Londra punta chiaramente a sfruttare questa partnership strategica per assicurarsi il controllo sui giacimenti minerari e soprattutto sulle terre rare ucraine, risorse fondamentali per la transizione energetica e le tecnologie avanzate del prossimo futuro. Questi accordi, rimasti discretamente in secondo piano nei media internazionali, sono tuttavia estremamente indicativi delle vere poste in gioco dietro le dichiarazioni pubbliche di solidarietà e sostegno.
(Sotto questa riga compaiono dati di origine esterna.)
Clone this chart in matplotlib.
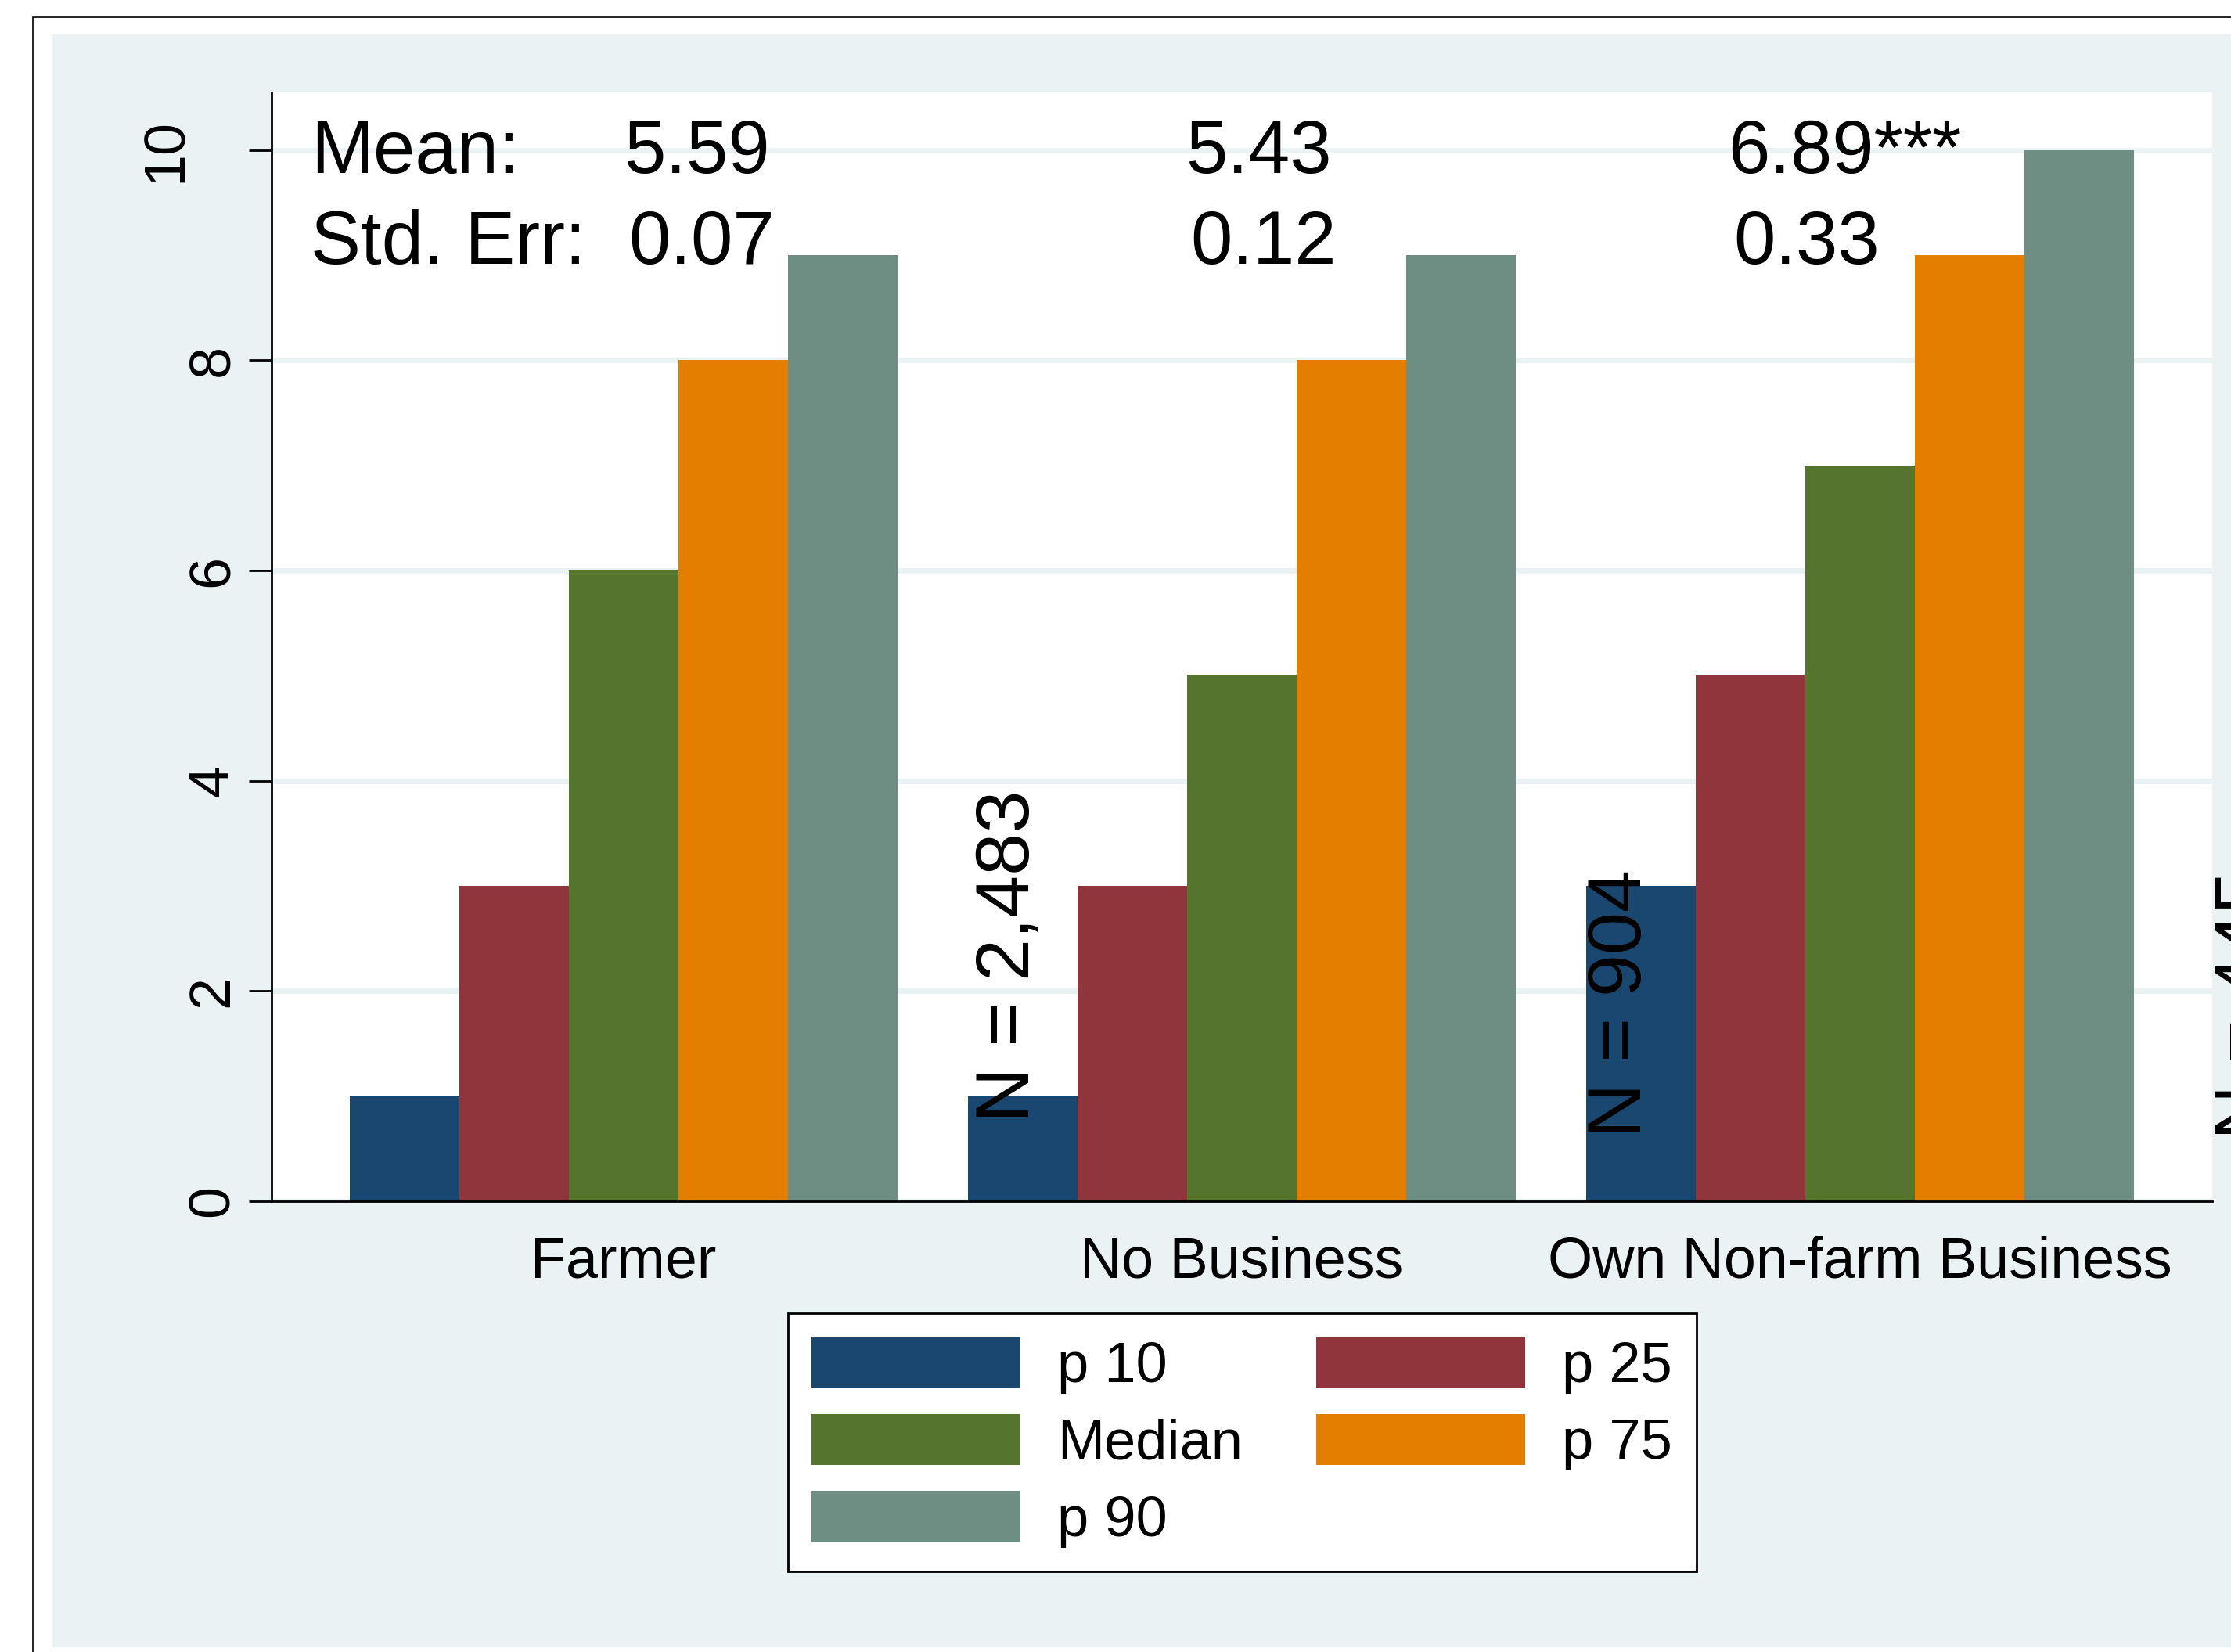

Parallelamente, diversi altri Paesi europei si muovono con crescente frenesia per assicurarsi partecipazioni vantaggiose nella futura ricostruzione dell’Ucraina. Nonostante il conflitto sia ben lontano dal concludersi, i tavoli degli appalti miliardari sono già stati preparati, e nessuno vuole rimanere escluso dalla spartizione della torta economica che si aprirà alla fine delle ostilità.
In questo quadro di cinismo e competizione economica mascherati da solidarietà internazionale, la presenza di Trump sulla scena diplomatica rappresenta evidentemente un intralcio inatteso per chi aveva già calcolato profitti e vantaggi strategici. La frustrazione provocata da questa interferenza ha generato la necessità di screditare pubblicamente qualsiasi iniziativa negoziale, anche a costo di perpetuare il conflitto.
Tale dinamica evidenzia come ancora una volta la narrazione geopolitica internazionale venga rappresentata con una semplicità disarmante, basata sulla contrapposizione fra buoni e cattivi, eroi e nemici. È una narrazione infantile, certamente, ma tremendamente efficace nell’orientare opinioni pubbliche poco inclini a riconoscere che dietro l’apparente difesa di principi etici e ambientalisti si celano soprattutto interessi economici.
Così, anziché favorire una pace reale, queste strategie rischiano di alimentare ulteriori tensioni, nuove guerre e inevitabili contraddizioni, sacrificando il benessere delle popolazioni alle logiche geopolitiche e finanziarie.